Recorded data:
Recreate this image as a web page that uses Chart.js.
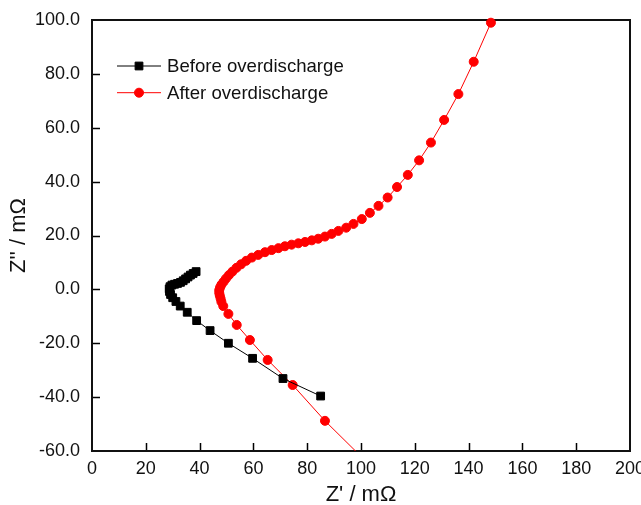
<!DOCTYPE html>
<html><head><meta charset="utf-8">
<script src="https://cdn.jsdelivr.net/npm/chart.js@4/dist/chart.umd.min.js"></script>
<style>html,body{margin:0;padding:0;background:#fff}#wrap{width:641px;height:505px}</style>
</head><body><div id="wrap"><canvas id="c" width="641" height="505"></canvas></div>
<script>
// ---- data (Z' and Z'' in mΩ) ----
const seriesNames = ['Before overdischarge', 'After overdischarge'];
const beforeX = [85.0, 71.0, 59.7, 50.7, 43.9, 38.9, 35.4, 32.8, 31.2, 30.0, 29.2, 28.8, 28.7, 29.0, 29.7, 30.7, 31.8, 32.9, 33.9, 34.8, 35.7, 36.6, 37.6, 38.7];
const beforeY = [-39.6, -33.1, -25.6, -20.0, -15.3, -11.6, -8.5, -6.2, -4.5, -3.1, -1.9, -0.8, 0.2, 1.0, 1.6, 1.9, 2.2, 2.6, 3.2, 3.9, 4.6, 5.3, 5.9, 6.6];
const afterX = [100.5, 86.6, 74.6, 65.3, 58.7, 53.8, 50.7, 48.8, 48.1, 47.8, 47.5, 47.3, 47.3, 47.6, 48.1, 48.9, 49.8, 50.9, 52.2, 53.7, 55.4, 57.3, 59.4, 61.8, 64.3, 66.8, 69.3, 71.7, 74.2, 76.7, 79.2, 81.7, 84.1, 86.6, 89.1, 91.6, 94.5, 97.2, 100.3, 103.3, 106.5, 109.9, 113.4, 117.4, 121.6, 126.0, 130.9, 136.2, 141.9, 148.3];
const afterY = [-62.5, -48.8, -35.5, -26.2, -18.8, -13.2, -9.1, -6.2, -4.6, -3.4, -2.3, -1.3, -0.3, 0.7, 1.7, 2.8, 4.0, 5.3, 6.6, 8.0, 9.3, 10.6, 11.8, 12.8, 13.8, 14.6, 15.3, 16.0, 16.6, 17.1, 17.6, 18.2, 18.8, 19.6, 20.6, 21.7, 22.9, 24.3, 26.1, 28.4, 31.0, 34.1, 38.0, 42.5, 47.9, 54.5, 62.9, 72.5, 84.5, 99.0];
const xTicks = [0, 20, 40, 60, 80, 100, 120, 140, 160, 180, 200];
const yTicks = [-60, -40, -20, 0, 20, 40, 60, 80, 100];
const xTitle = "Z' / m\u03A9";
const yTitle = "Z'' / m\u03A9";

const toPts = (xs, ys) => xs.map((x, i) => ({x: x, y: ys[i]}));
const FONT = '"Liberation Sans", Arial, Helvetica, sans-serif';
Chart.defaults.font.family = FONT;
Chart.defaults.color = '#000';

const framePlugin = {
  id: 'frame',
  beforeDatasetsDraw(chart) {
    const {ctx, chartArea: a, scales} = chart;
    ctx.save();
    ctx.strokeStyle = '#000';
    ctx.lineWidth = 1.5;
    ctx.beginPath();
    scales.x.ticks.forEach(t => {
      const px = Math.round(scales.x.getPixelForValue(t.value)) + 0.5;
      if (px > a.left + 2 && px < a.right - 2) { ctx.moveTo(px, a.bottom); ctx.lineTo(px, a.bottom - 8); }
    });
    scales.y.ticks.forEach(t => {
      const py = Math.round(scales.y.getPixelForValue(t.value)) + 0.5;
      if (py > a.top + 2 && py < a.bottom - 2) { ctx.moveTo(a.left, py); ctx.lineTo(a.left + 8, py); }
    });
    ctx.stroke();
    ctx.lineWidth = 2;
    ctx.strokeStyle = '#111';
    ctx.strokeRect(a.left, a.top, a.right - a.left, a.bottom - a.top);
    ctx.restore();
  }
};

const legendPlugin = {
  id: 'customLegend',
  afterDraw(chart) {
    const ctx = chart.ctx;
    ctx.save();
    chart.data.datasets.forEach((ds, i) => {
      const y = 66 + i * 26.7;
      ctx.strokeStyle = ds.borderColor;
      ctx.lineWidth = ds.borderWidth;
      ctx.beginPath(); ctx.moveTo(117, y); ctx.lineTo(161, y); ctx.stroke();
      ctx.fillStyle = ds.pointBackgroundColor;
      ctx.strokeStyle = ds.pointBorderColor;
      ctx.lineWidth = ds.pointBorderWidth;
      Chart.helpers.drawPoint(ctx, {pointStyle: ds.pointStyle, radius: ds.pointRadius, borderWidth: ds.pointBorderWidth, rotation: 0}, 139, y);
      ctx.fillStyle = '#111';
      ctx.font = '18.6px ' + FONT;
      ctx.textBaseline = 'middle';
      ctx.textAlign = 'left';
      ctx.fillText(ds.label, 167, y + 1);
    });
    ctx.restore();
  }
};

const chart = new Chart(document.getElementById('c'), {
  type: 'scatter',
  data: {
    datasets: [
      {
        label: seriesNames[0], data: toPts(beforeX, beforeY), showLine: true,
        borderColor: '#000', borderWidth: 1, backgroundColor: '#000',
        pointStyle: 'rect', pointRadius: 5.5, pointBorderWidth: 1,
        pointBackgroundColor: '#000', pointBorderColor: '#000',
        clip: {left: 10, top: 10, right: 10, bottom: 0}
      },
      {
        label: seriesNames[1], data: toPts(afterX, afterY), showLine: true,
        borderColor: '#ff0000', borderWidth: 1, backgroundColor: '#ff0000',
        pointStyle: 'circle', pointRadius: 4.5, pointBorderWidth: 1,
        pointBackgroundColor: '#ff0000', pointBorderColor: '#ff0000',
        clip: {left: 10, top: 10, right: 10, bottom: 0}
      }
    ]
  },
  options: {
    responsive: false,
    animation: false,
    devicePixelRatio: 1,
    layout: {padding: {left: 0, top: 20, right: 11, bottom: 0}, autoPadding: false},
    plugins: {legend: {display: false}, tooltip: {enabled: false}},
    scales: {
      x: {
        type: 'linear', min: 0, max: 200,
        afterBuildTicks: s => { s.ticks = xTicks.map(v => ({value: v})); },
        afterFit: s => { s.height = 54; s.paddingLeft = 0; s.paddingRight = 0; s.paddingTop = 0; s.paddingBottom = 0; },
        grid: {display: false, drawTicks: false},
        border: {display: false},
        ticks: {font: {size: 18}, color: '#111', padding: 7, maxRotation: 0, autoSkip: false, callback: v => String(v)},
        title: {display: true, text: xTitle, font: {size: 22}, color: '#111', padding: {top: 0, bottom: -3.5}}
      },
      y: {
        type: 'linear', min: -60, max: 100,
        afterBuildTicks: s => { s.ticks = yTicks.map(v => ({value: v})); },
        afterFit: s => { s.width = 92; s.paddingLeft = 0; s.paddingRight = 0; s.paddingTop = 0; s.paddingBottom = 0; },
        grid: {display: false, drawTicks: false},
        border: {display: false},
        ticks: {font: {size: 18}, color: '#111', padding: 12, autoSkip: false, callback: v => Number(v).toFixed(1)},
        title: {display: true, text: yTitle, font: {size: 22}, color: '#111', padding: {top: 6, bottom: 0}}
      }
    }
  },
  plugins: [framePlugin, legendPlugin]
});
</script></body></html>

Problem description: Give the material again exactly as it is, but keep the pictures out.

Answer for this exercise:
Recreate this image as a web page that uses Chart.js.
<!DOCTYPE html>
<html><head><meta charset="utf-8">
<script src="https://cdn.jsdelivr.net/npm/chart.js@4/dist/chart.umd.min.js"></script>
<style>html,body{margin:0;padding:0;background:#fff}#wrap{width:641px;height:505px}</style>
</head><body><div id="wrap"><canvas id="c" width="641" height="505"></canvas></div>
<script>
// ---- data (Z' and Z'' in mΩ) ----
const seriesNames = ['Before overdischarge', 'After overdischarge'];
const beforeX = [85.0, 71.0, 59.7, 50.7, 43.9, 38.9, 35.4, 32.8, 31.2, 30.0, 29.2, 28.8, 28.7, 29.0, 29.7, 30.7, 31.8, 32.9, 33.9, 34.8, 35.7, 36.6, 37.6, 38.7];
const beforeY = [-39.6, -33.1, -25.6, -20.0, -15.3, -11.6, -8.5, -6.2, -4.5, -3.1, -1.9, -0.8, 0.2, 1.0, 1.6, 1.9, 2.2, 2.6, 3.2, 3.9, 4.6, 5.3, 5.9, 6.6];
const afterX = [100.5, 86.6, 74.6, 65.3, 58.7, 53.8, 50.7, 48.8, 48.1, 47.8, 47.5, 47.3, 47.3, 47.6, 48.1, 48.9, 49.8, 50.9, 52.2, 53.7, 55.4, 57.3, 59.4, 61.8, 64.3, 66.8, 69.3, 71.7, 74.2, 76.7, 79.2, 81.7, 84.1, 86.6, 89.1, 91.6, 94.5, 97.2, 100.3, 103.3, 106.5, 109.9, 113.4, 117.4, 121.6, 126.0, 130.9, 136.2, 141.9, 148.3];
const afterY = [-62.5, -48.8, -35.5, -26.2, -18.8, -13.2, -9.1, -6.2, -4.6, -3.4, -2.3, -1.3, -0.3, 0.7, 1.7, 2.8, 4.0, 5.3, 6.6, 8.0, 9.3, 10.6, 11.8, 12.8, 13.8, 14.6, 15.3, 16.0, 16.6, 17.1, 17.6, 18.2, 18.8, 19.6, 20.6, 21.7, 22.9, 24.3, 26.1, 28.4, 31.0, 34.1, 38.0, 42.5, 47.9, 54.5, 62.9, 72.5, 84.5, 99.0];
const xTicks = [0, 20, 40, 60, 80, 100, 120, 140, 160, 180, 200];
const yTicks = [-60, -40, -20, 0, 20, 40, 60, 80, 100];
const xTitle = "Z' / m\u03A9";
const yTitle = "Z'' / m\u03A9";

const toPts = (xs, ys) => xs.map((x, i) => ({x: x, y: ys[i]}));
const FONT = '"Liberation Sans", Arial, Helvetica, sans-serif';
Chart.defaults.font.family = FONT;
Chart.defaults.color = '#000';

const framePlugin = {
  id: 'frame',
  beforeDatasetsDraw(chart) {
    const {ctx, chartArea: a, scales} = chart;
    ctx.save();
    ctx.strokeStyle = '#000';
    ctx.lineWidth = 1.5;
    ctx.beginPath();
    scales.x.ticks.forEach(t => {
      const px = Math.round(scales.x.getPixelForValue(t.value)) + 0.5;
      if (px > a.left + 2 && px < a.right - 2) { ctx.moveTo(px, a.bottom); ctx.lineTo(px, a.bottom - 8); }
    });
    scales.y.ticks.forEach(t => {
      const py = Math.round(scales.y.getPixelForValue(t.value)) + 0.5;
      if (py > a.top + 2 && py < a.bottom - 2) { ctx.moveTo(a.left, py); ctx.lineTo(a.left + 8, py); }
    });
    ctx.stroke();
    ctx.lineWidth = 2;
    ctx.strokeStyle = '#111';
    ctx.strokeRect(a.left, a.top, a.right - a.left, a.bottom - a.top);
    ctx.restore();
  }
};

const legendPlugin = {
  id: 'customLegend',
  afterDraw(chart) {
    const ctx = chart.ctx;
    ctx.save();
    chart.data.datasets.forEach((ds, i) => {
      const y = 66 + i * 26.7;
      ctx.strokeStyle = ds.borderColor;
      ctx.lineWidth = ds.borderWidth;
      ctx.beginPath(); ctx.moveTo(117, y); ctx.lineTo(161, y); ctx.stroke();
      ctx.fillStyle = ds.pointBackgroundColor;
      ctx.strokeStyle = ds.pointBorderColor;
      ctx.lineWidth = ds.pointBorderWidth;
      Chart.helpers.drawPoint(ctx, {pointStyle: ds.pointStyle, radius: ds.pointRadius, borderWidth: ds.pointBorderWidth, rotation: 0}, 139, y);
      ctx.fillStyle = '#111';
      ctx.font = '18.6px ' + FONT;
      ctx.textBaseline = 'middle';
      ctx.textAlign = 'left';
      ctx.fillText(ds.label, 167, y + 1);
    });
    ctx.restore();
  }
};

const chart = new Chart(document.getElementById('c'), {
  type: 'scatter',
  data: {
    datasets: [
      {
        label: seriesNames[0], data: toPts(beforeX, beforeY), showLine: true,
        borderColor: '#000', borderWidth: 1, backgroundColor: '#000',
        pointStyle: 'rect', pointRadius: 5.5, pointBorderWidth: 1,
        pointBackgroundColor: '#000', pointBorderColor: '#000',
        clip: {left: 10, top: 10, right: 10, bottom: 0}
      },
      {
        label: seriesNames[1], data: toPts(afterX, afterY), showLine: true,
        borderColor: '#ff0000', borderWidth: 1, backgroundColor: '#ff0000',
        pointStyle: 'circle', pointRadius: 4.5, pointBorderWidth: 1,
        pointBackgroundColor: '#ff0000', pointBorderColor: '#ff0000',
        clip: {left: 10, top: 10, right: 10, bottom: 0}
      }
    ]
  },
  options: {
    responsive: false,
    animation: false,
    devicePixelRatio: 1,
    layout: {padding: {left: 0, top: 20, right: 11, bottom: 0}, autoPadding: false},
    plugins: {legend: {display: false}, tooltip: {enabled: false}},
    scales: {
      x: {
        type: 'linear', min: 0, max: 200,
        afterBuildTicks: s => { s.ticks = xTicks.map(v => ({value: v})); },
        afterFit: s => { s.height = 54; s.paddingLeft = 0; s.paddingRight = 0; s.paddingTop = 0; s.paddingBottom = 0; },
        grid: {display: false, drawTicks: false},
        border: {display: false},
        ticks: {font: {size: 18}, color: '#111', padding: 7, maxRotation: 0, autoSkip: false, callback: v => String(v)},
        title: {display: true, text: xTitle, font: {size: 22}, color: '#111', padding: {top: 0, bottom: -3.5}}
      },
      y: {
        type: 'linear', min: -60, max: 100,
        afterBuildTicks: s => { s.ticks = yTicks.map(v => ({value: v})); },
        afterFit: s => { s.width = 92; s.paddingLeft = 0; s.paddingRight = 0; s.paddingTop = 0; s.paddingBottom = 0; },
        grid: {display: false, drawTicks: false},
        border: {display: false},
        ticks: {font: {size: 18}, color: '#111', padding: 12, autoSkip: false, callback: v => Number(v).toFixed(1)},
        title: {display: true, text: yTitle, font: {size: 22}, color: '#111', padding: {top: 6, bottom: 0}}
      }
    }
  },
  plugins: [framePlugin, legendPlugin]
});
</script></body></html>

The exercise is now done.